Dans cette atmosphère de persécution généralisée, un renversement de situation était possible à tout moment, de la manière la plus imprévisible au bon vouloir de la dictature en place. Même les communistes se voyaient accusés d’agent bourgeois du capitalisme ou de traîtres à la cause du peuple. Un décret en application dans tel bureau devenait caduc dans tel autre si quelque bureaucrate en tirait un profit personnel. Tout fondement, tout ce qui aurait pu servir de repère à notre esprit était forclos, inexistant.

Quelque temps après la révolution de 1956, les conditions de vie semblaient se normaliser. Mais les rétorsions continuèrent provoquant l'horreur dans le pays. Les gens peu à peu s'étaient habitués au pire, et aux espoirs de liberté succédaient les tristes réalités avec leurs cortèges de résignation, d'impuissance et plus rarement, de révoltes.

Lorsque des années plus tard, l'humour des budapestois reprenait parfois le dessus, on se plaisait à dire que ce régime avait fait de la Hongrie " le baraquement le plus gai du camp socialiste ".
Que restait-il pour nous, dans notre prime jeunesse ? Au moment où l'éveil du printemps aurait pu nous porter vers l'avenir, des sentiments d'impuissance, d'enfermement ou de mélancolie, voire de dépression venaient se greffer aux privations qui nous accablaient.

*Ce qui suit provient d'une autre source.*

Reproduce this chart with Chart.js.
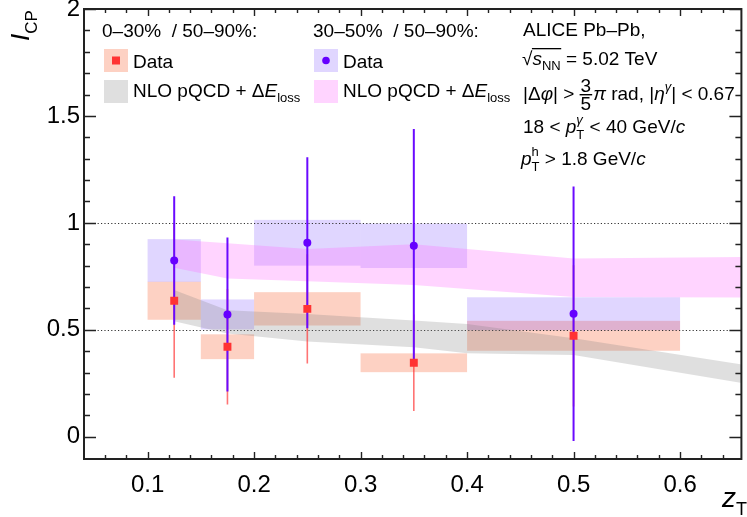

L'exaltation des idées ressemblait à ces envols d'oiseaux vers des horizons lointains et qui venaient s'écraser dans l'épuisement ultime contre des falaises infranchissables et sans nids. L'environnement politique avait tout déterminé : de l'avenir de nos projets, de nos amours, de nos vocations, de notre vie toute entière. Tels des aliénés rivés à leur cage, nous étions destinés à ne jamais pouvoir franchir cette paroi, haute, froide et hostile, qui faisait comme barrage à notre envie même de vivre.
Ainsi détournés de force d'une réalité qui nous paraissait oppressante et sans intérêt, seul comptait le goût de « l’ailleurs », la tentation parfois d’une évasion, au risque de la vie. Certains n'en sont jamais revenus… Leurs traces se sont effacées, perdues dans les temps, l’histoire tournait les pages.
Le machiavélisme communiste avait soigneusement édifié cet abîme vertigineux à nos pieds. Le régime de l'idéologie marxiste-léniniste parachevait son mot d'ordre : « du passé faisons table rase ! ». Les livres d'histoire avaient été réécrits, ne retenant que les figures qui soutenaient l'idéologie et les événements qui portaient en eux le germe révolutionnaire.

Chaque régime recrée l'histoire à son image. Mais quel que soit le dessein totalitaire, qu'il vise classes, religion, ou races, il engendre toujours par les atteintes physiques et morales qu'il véhicule, un cortège de souffrances et de refoulements capables de perdurer. S'ajoutant aux traits de détermination névrotiques, le traumatisme peut se maintenir à travers les générations, au risque de devenir une réelle « raison d'être » sous-jacente par laquelle un destin familial, voire collectif est susceptible de prendre le pas sur le destin individuel. La « petite histoire » rejoint inévitablement la « Grande ».